Rosetti is able to start his own illegal alcohol import business and take over the rackets of Atlantic City. He makes a move to kill Nucky, Rothstein and Charlie Luciano (Vincent Piazza); on a tip from Gillian Darmody, he blows up Babette's supper club, but all three men survive. A gang war soon erupts between Nucky and Rosetti, with dozens of casualties on both sides, including Nucky's top enforcer Owen Sleater (Charlie Cox). Rosetti and his men then take up residence in Gillian's brothel, planning to eventually take it over. Rosetti's men soon come after Nucky himself, but he escapes and seeks protection from Northside leader Chalky White (Michael K. Williams). Rosetti tries to persuade White to surrender Nucky, but White denies knowing his whereabouts. White agrees to support Nucky and is able to fight back against Rosetti with Al Capone's (Stephen Graham) support.

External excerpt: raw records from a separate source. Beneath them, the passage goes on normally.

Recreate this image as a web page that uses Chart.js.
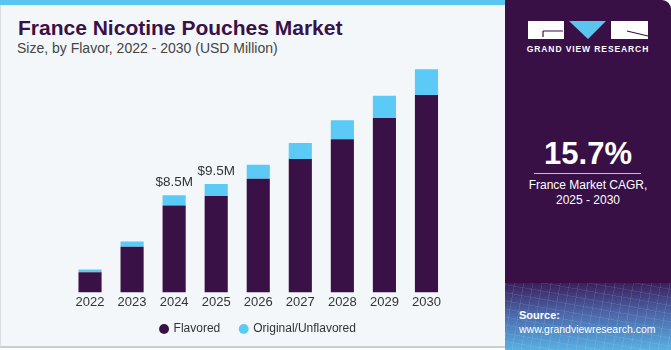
<!DOCTYPE html>
<html>
<head>
<meta charset="utf-8">
<script src="https://cdn.jsdelivr.net/npm/chart.js@4.4.0/dist/chart.umd.min.js"></script>
<style>
  html, body { margin: 0; padding: 0; }
  body { width: 671px; height: 350px; position: relative; overflow: hidden; background: #ffffff; font-family: "Liberation Sans", Arial, sans-serif; }
  #left { position: absolute; left: 0; top: 0; width: 505px; height: 348px; background: #f3f7fa; border-left: 1px solid #d9dee3; border-bottom: 2px solid #c9ced3; box-sizing: border-box; }
  #stripe { position: absolute; left: 0; top: 0; width: 505px; height: 5px; background: #5cc5ef; }
  #title { position: absolute; left: 18px; top: 17px; font-size: 21px; line-height: 21px; font-weight: bold; color: #3a1147; white-space: nowrap; }
  #subtitle { position: absolute; left: 17px; top: 41px; font-size: 14px; line-height: 14px; color: #444; white-space: nowrap; }
  #chartBox { position: absolute; left: 0; top: 50px; width: 505px; height: 304px; }
  #right { position: absolute; left: 505px; top: 0; width: 166px; height: 350px; background: #381046; border-top-right-radius: 9px; overflow: hidden; }
  #brand { position: absolute; left: 0; width: 166px; top: 44px; text-align: center; color: #fff; font-size: 8.5px; font-weight: bold; letter-spacing: 0.9px; }
  #cagr { position: absolute; left: 0; width: 166px; top: 140px; text-align: center; color: #fff; font-size: 31px; line-height: 28px; font-weight: bold; }
  #rule { position: absolute; left: 29px; width: 107px; top: 173px; height: 1px; background: #c9bfd0; }
  #cagrText { position: absolute; left: 0; width: 166px; top: 178px; text-align: center; color: #fff; font-size: 12px; line-height: 15px; }
  #srcBg { position: absolute; left: 0; top: 283px; width: 166px; height: 67px;
    background:
      repeating-linear-gradient(100deg, rgba(255,255,255,0.09) 0 1px, transparent 1px 9px),
      repeating-linear-gradient(10deg, rgba(255,255,255,0.08) 0 1px, transparent 1px 8px),
      linear-gradient(to bottom, #3b1f5c 0%, #4a66a8 45%, #58b0e4 100%); }
  #src { position: absolute; left: 14px; top: 308px; color: #fff; font-size: 10.5px; line-height: 14px; }
  #src b { font-size: 11px; }
</style>
</head>
<body>
<div id="left"></div>
<div id="stripe"></div>
<div id="title">France Nicotine Pouches Market</div>
<div id="subtitle">Size, by Flavor, 2022 - 2030 (USD Million)</div>
<div id="chartBox"><canvas id="chart"></canvas></div>

<div id="right">
  <svg style="position:absolute;left:0;top:0" width="166" height="44">
    <rect x="23" y="21" width="36" height="18" fill="#fff"/>
    <path d="M38 31 H58 M38 31 V37" stroke="#381046" stroke-width="1.2" fill="none"/>
    <polygon points="64,21 101,21 83,39" fill="#5cc5ef"/>
    <rect x="106" y="21" width="37" height="18" fill="#fff"/>
    <path d="M122 31 L143 36" stroke="#381046" stroke-width="1.2" fill="none"/>
  </svg>
  <div id="brand">GRAND VIEW RESEARCH</div>
  <div id="cagr">15.7%</div>
  <div id="rule"></div>
  <div id="cagrText">France Market CAGR,<br>2025 - 2030</div>
  <div id="srcBg"></div>
  <div id="src"><b>Source:</b><br>www.grandviewresearch.com</div>
</div>

<script>
// categories and values (USD Million)
const years = ["2022", "2023", "2024", "2025", "2026", "2027", "2028", "2029", "2030"];
const flavored = [1.77, 3.99, 7.62, 8.45, 9.96, 11.68, 13.42, 15.28, 17.29];
const original = [0.24, 0.46, 0.88, 1.05, 1.22, 1.40, 1.66, 1.95, 2.25];
const totalLabels = ["", "", "$8.5M", "$9.5M", "", "", "", "", ""];

// writes the total above the few bars that carry one
const totalLabelPlugin = {
  id: "totalLabels",
  afterDatasetsDraw(chart) {
    const ctx = chart.ctx;
    const meta = chart.getDatasetMeta(1);
    ctx.save();
    ctx.font = "13.5px 'Liberation Sans', Arial, sans-serif";
    ctx.fillStyle = "#333333";
    ctx.textAlign = "center";
    ctx.textBaseline = "bottom";
    meta.data.forEach((bar, i) => {
      if (totalLabels[i]) ctx.fillText(totalLabels[i], bar.x, bar.y - 6);
    });
    ctx.restore();
  }
};

// legend padding also sets the gap between items, so lift the box a bit afterwards
const liftLegend = {
  id: "liftLegend",
  afterLayout(chart) {
    const lg = chart.legend;
    if (!lg) return;
    lg.top -= 9;
    lg.bottom -= 9;
  }
};

new Chart(document.getElementById("chart").getContext("2d"), {
  type: "bar",
  data: {
    labels: years,
    datasets: [
      { label: "Flavored", data: flavored, backgroundColor: "#3a1147" },
      { label: "Original/Unflavored", data: original, backgroundColor: "#5ccaf6" }
    ]
  },
  options: {
    responsive: true,
    maintainAspectRatio: false,
    animation: false,
    categoryPercentage: 0.55,
    barPercentage: 1,
    layout: { padding: { left: 69, right: 57.5, top: 14, bottom: 0 } },
    plugins: {
      legend: {
        position: "bottom",
        labels: {
          usePointStyle: true,
          pointStyle: "circle",
          boxWidth: 7,
          boxHeight: 7,
          padding: 20,
          color: "#333333",
          font: { family: "'Liberation Sans', Arial, sans-serif", size: 12 }
        }
      },
      tooltip: { enabled: false }
    },
    scales: {
      x: {
        stacked: true,
        grid: { display: false, drawTicks: false },
        border: { display: false },
        ticks: { color: "#333333", padding: 2, font: { family: "'Liberation Sans', Arial, sans-serif", size: 13 } }
      },
      y: {
        stacked: true,
        display: false,
        min: 0,
        max: 20
      }
    }
  },
  plugins: [totalLabelPlugin, liftLegend]
});
</script>
</body>
</html>
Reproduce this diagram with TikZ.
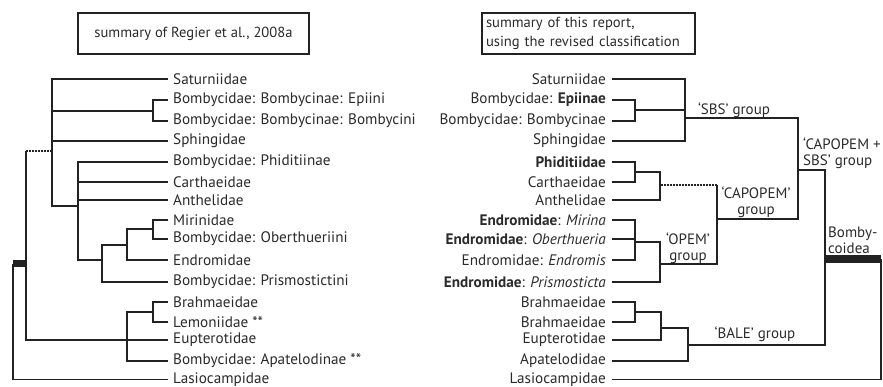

That night, Rosetti is about to have sex with Gillian, who tries to inject him with heroin so she can render him helpless and kill him. He realizes what she is doing just in time, however, and overpowers her, injecting her during the struggle. Moments later, Masseria's men head back to New York, as Nucky and Rothstein have struck a deal wherein Rothstein convinces Masseria to withdraw his support from Rosetti in exchange for taking over operation of the Overholt distillery. Men working for White's and Capone's gangs ambush and kill Masseria's men as they leave town, while Richard Harrow (Jack Huston) shows up at the brothel to rescue Gillian's grandson Tommy, and kills most of Rosetti's men in the process with the exception of Rosetti, Tonino, and two of his guards. Nucky and Eli find Tonino in the aftermath of the massacre, and agree to let him live on the condition that he kill Rosetti. He convenes with Rosetti and the other two guards at a beach, and while Rosetti is relieving himself, Tonino stabs Rosetti in the back, then again in the chest, killing him. Tonino then takes Rosetti's body back to New York City.

==Reception==
The role received critical acclaim and earned Cannavale the Primetime Emmy Award for Outstanding Supporting Actor in a Drama Series in 2013. He was also nominated along with the rest of the cast for the Screen Actors Guild Award for Outstanding Performance by an Ensemble in a Drama Series. Rosetti was named "Best TV Villain" of 2012 by IGN. Additionally, he has been ranked #12 by Rolling Stone among the "40 Greatest TV Villains of All Time".